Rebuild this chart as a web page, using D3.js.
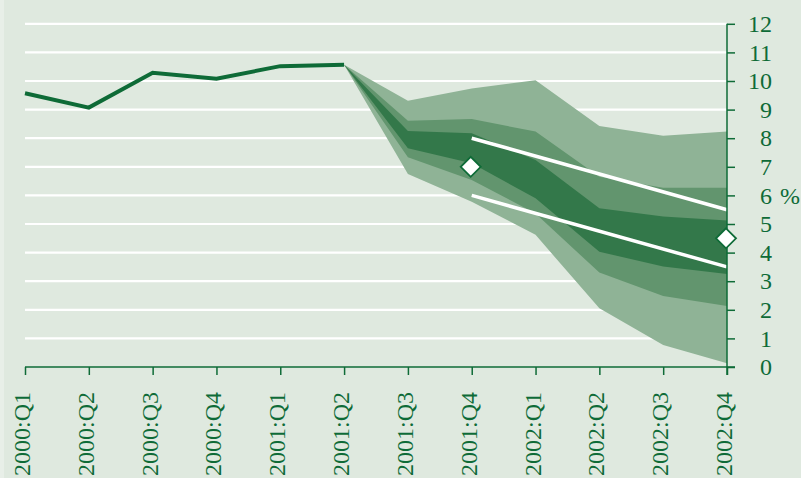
<!DOCTYPE html>
<html>
<head>
<meta charset="utf-8">
<script src="https://cdn.jsdelivr.net/npm/d3@7/dist/d3.min.js"></script>
<style>
  html, body { margin: 0; padding: 0; background: #e8efe8; }
  svg { display: block; }
</style>
</head>
<body>
<svg id="chart" width="801" height="478"></svg>
<script>
// ---- data ----
const categories = ["2000:Q1","2000:Q2","2000:Q3","2000:Q4","2001:Q1","2001:Q2",
                    "2001:Q3","2001:Q4","2002:Q1","2002:Q2","2002:Q3","2002:Q4"];
const historyValues = [9.57, 9.07, 10.29, 10.08, 10.52, 10.57];          // 2000:Q1..2001:Q2
const fanCategories = ["2001:Q2","2001:Q3","2001:Q4","2002:Q1","2002:Q2","2002:Q3","2002:Q4"];
const outerUpper = [10.57, 9.31, 9.74, 10.03, 8.43, 8.09, 8.23];
const outerLower = [10.57, 6.75, 5.78, 4.62, 2.05, 0.77, 0.13];
const midUpper   = [10.57, 8.61, 8.67, 8.23, 6.65, 6.27, 6.27];
const midLower   = [10.57, 7.33, 6.54, 5.37, 3.30, 2.48, 2.13];
const innerUpper = [10.57, 8.25, 8.17, 7.24, 5.55, 5.26, 5.12];
const innerLower = [10.57, 7.65, 7.12, 5.90, 4.03, 3.51, 3.25];
const rangeCategories = ["2001:Q4","2002:Q4"];
const rangeUpper = [8.0, 5.5];
const rangeLower = [6.0, 3.5];
const diamondCategories = ["2001:Q4","2002:Q4"];
const diamondValues = [7.0, 4.5];
const yTicks = [0,1,2,3,4,5,6,7,8,9,10,11,12];

// ---- layout ----
const svg = d3.select("#chart");
const W = 801, H = 478;
const green = "#0e6b37";
const font = "Liberation Serif, Times New Roman, serif";

svg.append("rect").attr("x", 4).attr("y", 0).attr("width", W - 4).attr("height", H).attr("fill", "#dfe9df");

const x = d3.scalePoint().domain(categories).range([25, 727]);
const y = d3.scaleLinear().domain([0, 12]).range([367, 23.8]);

// gridlines
svg.append("g").selectAll("line").data(yTicks.filter(d => d > 0)).join("line")
  .attr("x1", x(categories[0])).attr("x2", x(categories[categories.length - 1]))
  .attr("y1", d => y(d)).attr("y2", d => y(d))
  .attr("stroke", "#ffffff").attr("stroke-width", 2.2);

// fan bands
const bandArea = (up, lo) => d3.area()
  .x((d, i) => x(fanCategories[i]))
  .y0((d, i) => y(lo[i]))
  .y1((d, i) => y(up[i]))(fanCategories);

svg.append("path").attr("d", bandArea(outerUpper, outerLower)).attr("fill", "#8fb396");
svg.append("path").attr("d", bandArea(midUpper, midLower)).attr("fill", "#62956e");
svg.append("path").attr("d", bandArea(innerUpper, innerLower)).attr("fill", "#33784a");

// history line
svg.append("path")
  .attr("d", d3.line().x((d, i) => x(categories[i])).y(d => y(d))(historyValues))
  .attr("fill", "none").attr("stroke", green).attr("stroke-width", 4).attr("stroke-linejoin", "miter");

// range lines
[rangeUpper, rangeLower].forEach(vals => {
  svg.append("path")
    .attr("d", d3.line().x((d, i) => x(rangeCategories[i])).y(d => y(d))(vals))
    .attr("fill", "none").attr("stroke", "#ffffff").attr("stroke-width", 3.5);
});

// axes
const xAxis = d3.axisBottom(x).tickSize(8).tickSizeOuter(0).tickFormat("");
const gx = svg.append("g").attr("transform", `translate(0,${y(0)})`).call(xAxis);
gx.select(".domain").attr("stroke", green).attr("stroke-width", 1.5)
  .attr("d", `M${x(categories[0])},0H${x(categories[categories.length-1]) + 8}`);
gx.selectAll(".tick line").attr("stroke", green).attr("stroke-width", 1.5);

const yAxis = d3.axisRight(y).tickValues(yTicks).tickSize(8).tickSizeOuter(0).tickFormat("");
const gy = svg.append("g").attr("transform", `translate(${x(categories[categories.length-1])},0)`).call(yAxis);
gy.select(".domain").attr("stroke", green).attr("stroke-width", 1.5)
  .attr("d", `M0,${y(12)}V${y(0) + 8}`);
gy.selectAll(".tick line").attr("stroke", green).attr("stroke-width", 1.5);

// y labels
svg.append("g").selectAll("text").data(yTicks).join("text")
  .attr("x", 772).attr("y", d => y(d)).attr("dy", "0.34em")
  .attr("text-anchor", "end").attr("fill", green)
  .style("font-family", font).style("font-size", "24px")
  .text(d => d);
svg.append("text").attr("x", 780).attr("y", y(6)).attr("dy", "0.34em")
  .attr("fill", green).style("font-family", font).style("font-size", "24px").text("%");

// x labels
svg.append("g").selectAll("text").data(categories).join("text")
  .attr("transform", d => `translate(${x(d) + 5},392) rotate(-90)`)
  .attr("text-anchor", "end").attr("fill", green)
  .style("font-family", font).style("font-size", "24px")
  .text(d => d);

// diamonds
svg.append("g").selectAll("path").data(diamondValues).join("path")
  .attr("transform", (d, i) => `translate(${x(diamondCategories[i]) - 1},${y(d)})`)
  .attr("d", "M0,-10L10,0L0,10L-10,0Z")
  .attr("fill", "#ffffff").attr("stroke", green).attr("stroke-width", 1.8);
</script>
</body>
</html>
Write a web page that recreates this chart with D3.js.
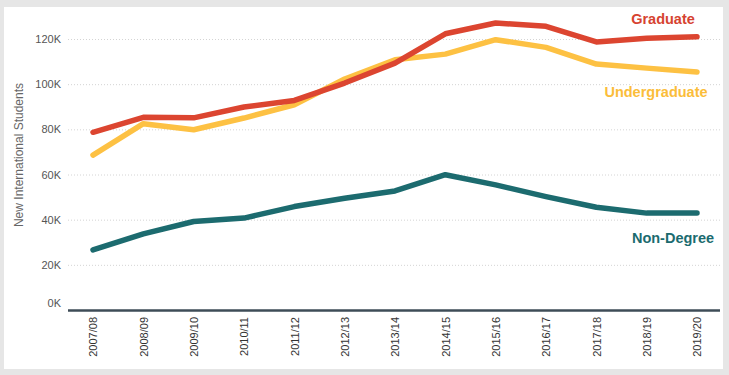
<!DOCTYPE html>
<html>
<head>
<meta charset="utf-8">
<script src="https://cdn.jsdelivr.net/npm/d3@7"></script>
<style>
  body { margin: 0; background: #e6e6e6; }
  #chart { position: absolute; left: 4px; top: 7px; width: 719px; height: 362px; background: #fff; }
  text { font-family: "Liberation Sans", Arial, sans-serif; }
</style>
</head>
<body>
<div id="chart"></div>
<script>
// data
var years = ["2007/08", "2008/09", "2009/10", "2010/11", "2011/12", "2012/13", "2013/14",
             "2014/15", "2015/16", "2016/17", "2017/18", "2018/19", "2019/20"]
var graduate = [78700, 85300, 85100, 89900, 92800, 100500, 109300, 122300, 127100, 125600, 118700, 120300, 121000]
var undergraduate = [68600, 82500, 79800, 85000, 90900, 102300, 110800, 113300, 119700, 116300, 108900, 107100, 105400]
var nonDegree = [26600, 33700, 39200, 40700, 45800, 49500, 52700, 59900, 55400, 50200, 45500, 42900, 42900]
var yTicks = [0, 20000, 40000, 60000, 80000, 100000, 120000]

var width = 719
    height = 362

var svg = d3.select("#chart")
  .append("svg")
    .attr("width", width)
    .attr("height", height)

// scales (coordinates relative to the white panel)
var x = d3.scalePoint()
  .domain(years)
  .range([89, 693])

var y = d3.scaleLinear()
  .domain([0, 120000])
  .range([303, 32])

// gridlines
svg.append("g")
  .selectAll("line")
  .data(yTicks.slice(1))
  .enter()
  .append("line")
    .attr("x1", 64)
    .attr("x2", 716)
    .attr("y1", function(d) { return y(d) + 0.5 })
    .attr("y2", function(d) { return y(d) + 0.5 })
    .attr("stroke", "#d4d4d4")
    .attr("stroke-dasharray", "1,2")

// y axis labels
var yAxis = svg.append("g")
  .attr("transform", "translate(57,0)")
  .call(d3.axisLeft(y).tickValues(yTicks).tickSize(0).tickPadding(0)
    .tickFormat(function(d) { return (d / 1000) + "K" }))
yAxis.select(".domain").remove()
yAxis.selectAll("text")
  .attr("font-size", "11px")
  .attr("fill", "#555")
  .attr("font-family", "Liberation Sans, Arial, sans-serif")
yAxis.selectAll(".tick")
  .filter(function(d) { return d === 0 })
  .select("text")
  .attr("dy", "-0.35em")

// y axis title
svg.append("text")
  .attr("transform", "translate(19," + 148 + ") rotate(-90)")
  .attr("text-anchor", "middle")
  .attr("font-size", "12px")
  .attr("fill", "#666")
  .text("New International Students")

// x axis
var xAxis = svg.append("g")
  .attr("transform", "translate(0," + y(0) + ")")
  .call(d3.axisBottom(x).tickSize(0).tickPadding(0))
xAxis.select(".domain")
  .attr("d", "M64,0.5H716")
  .attr("stroke", "#3e4c57")
  .attr("stroke-width", 2.5)
xAxis.selectAll("text")
  .attr("font-size", "11px")
  .attr("fill", "#333")
  .attr("font-family", "Liberation Sans, Arial, sans-serif")
  .attr("text-anchor", "end")
  .attr("transform", "rotate(-90)")
  .attr("x", -7)
  .attr("y", 0)
  .attr("dy", "0.35em")

// lines
var series = [
  {name: "Graduate", values: graduate, color: "#dc4530"},
  {name: "Undergraduate", values: undergraduate, color: "#fdc143"},
  {name: "Non-Degree", values: nonDegree, color: "#1c6b6f"}
]

var line = d3.line()
  .x(function(d, i) { return x(years[i]) })
  .y(function(d) { return y(d) })

svg.selectAll("allLines")
  .data([series[1], series[0], series[2]])
  .enter()
  .append("path")
    .attr("d", function(d) { return line(d.values) })
    .attr("fill", "none")
    .attr("stroke", function(d) { return d.color })
    .attr("stroke-width", 5.5)
    .attr("stroke-linecap", "round")
    .attr("stroke-linejoin", "round")

// series labels
var labels = [
  {text: "Graduate", x: 659, y: 17, color: "#d64330"},
  {text: "Undergraduate", x: 652, y: 90, color: "#fbbd3a"},
  {text: "Non-Degree", x: 669, y: 236, color: "#1b6b6f"}
]

svg.selectAll("allLabels")
  .data(labels)
  .enter()
  .append("text")
    .attr("x", function(d) { return d.x })
    .attr("y", function(d) { return d.y })
    .attr("text-anchor", "middle")
    .attr("font-size", "14.5px")
    .attr("font-weight", "bold")
    .attr("fill", function(d) { return d.color })
    .text(function(d) { return d.text })
</script>
</body>
</html>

● ● ● ●

Goal: Write out every line from the entries where "this" appears.

Result:
Rebuild this chart as a web page, using D3.js.
Write a web page that recreates this chart with D3.js.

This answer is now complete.